Water Management: Prioritizing Justice and Sustainability, by Shimon C. Anisfeld, Ph.D. Washington, D.C.: Island Press, 2024; 440 pages, $50.

“When the well’s dry, we know the worth of water.” –Bejamin Franklin, Poor Richard’s Almanack

Recent years have regularly given us fresh examples and reasons to appreciate not only water’s worth but its power, potential destructive capacity, and its fragility as the indispensable resource for humans and indeed all life on Earth.

Author and Yale research scientist Shimon C. Anisfeld, Ph.D., explains that while the various water problems across the globe are diverse – from flooding to drought, fish kills to contaminated drinking water, and escalating conflicts over dams and access to water – they are related. This is the reason that his book, Water Management, aims its lens and puts its arms around all of them.

Further reading:

“These water ‘hot spots,’” Anisfeld writes, “are manifestations of serious underlying stresses on our interconnected social-physical water systems.” And crucially, he notes, they require “sustained attention” from experts and the public – not just during and immediately after catastrophes.

Anisfeld, who is also a senior lecturer in water resources and environmental chemistry, notes that the book was designed primarily with undergraduate and graduate students in water management in mind. However, he notes that practicing water professionals will also find it a helpful resource and that laypeople interested in learning more will also find it rewarding.

Water Management’s broad “survey” coverage of many topics gives it a deliberate modularity, particularly helpful for nonstudents who would like a reference they can dip into on specific topics without plowing through the book’s full 400-plus-page heft.

After a trenchant introduction of fewer than 20 pages clarifies the overall stakes – and the book’s themes – the book’s first part tackles water availability and use. Topics here span water supply and demand, basic scientific definitions and explanations, the effects of land-use changes, and the history of human water use (on which there is a 20-page primer). This section of the book concludes with an examination of water scarcity indicators and some of the key mechanisms at play, such as surface water depletion and groundwater pumping.

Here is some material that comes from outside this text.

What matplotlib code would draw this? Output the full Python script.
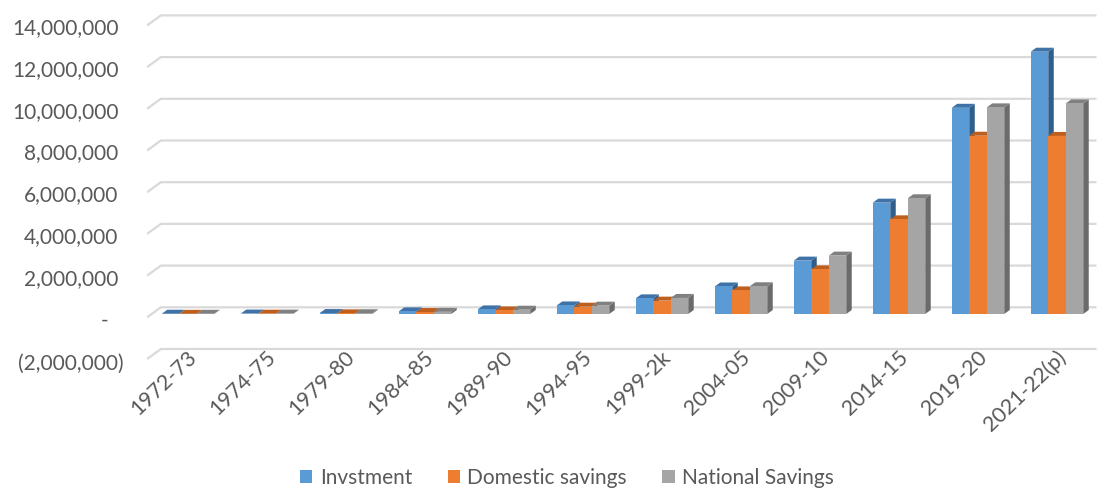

book cover depicting title Water Management Island Press

With the deep dive of part 1 concluded, Water Management proceeds into three additional sections devoted to more specific aspects affecting the water crisis. These cover, in turn, river and ecosystem management; water governance; and urban, industrial, and agricultural uses. Individual chapters within these sections are also meant to work in stand-alone fashion for those looking to target their reading, and glossaries, chapter highlights, and case studies offer additional tools. Finally, Anisfeld notes that the book assumes some understanding of the hydrologic cycle; the book therefore has a companion “introduction to water science” website to bring others up to speed.

For all the book’s useful, compartmentalized approach to its subject, however, there is power in the synthesis of its parts. With a direct and plainspoken but highly detailed prose style, Water Management’s information-to-word ratio is very high.

It also neatly manages to present and discuss in great detail complex, highly charged issues that have moral, economic, and local and geopolitical dimensions (and often life-and-death consequences) without lecturing or coming across as a treatise. It is, instead, an authoritative work of scholarly vigor that we must hope is widely read, absorbed, and incorporated into decision-making at local, national, and global levels. Like water itself, the worth of Water Management is very high.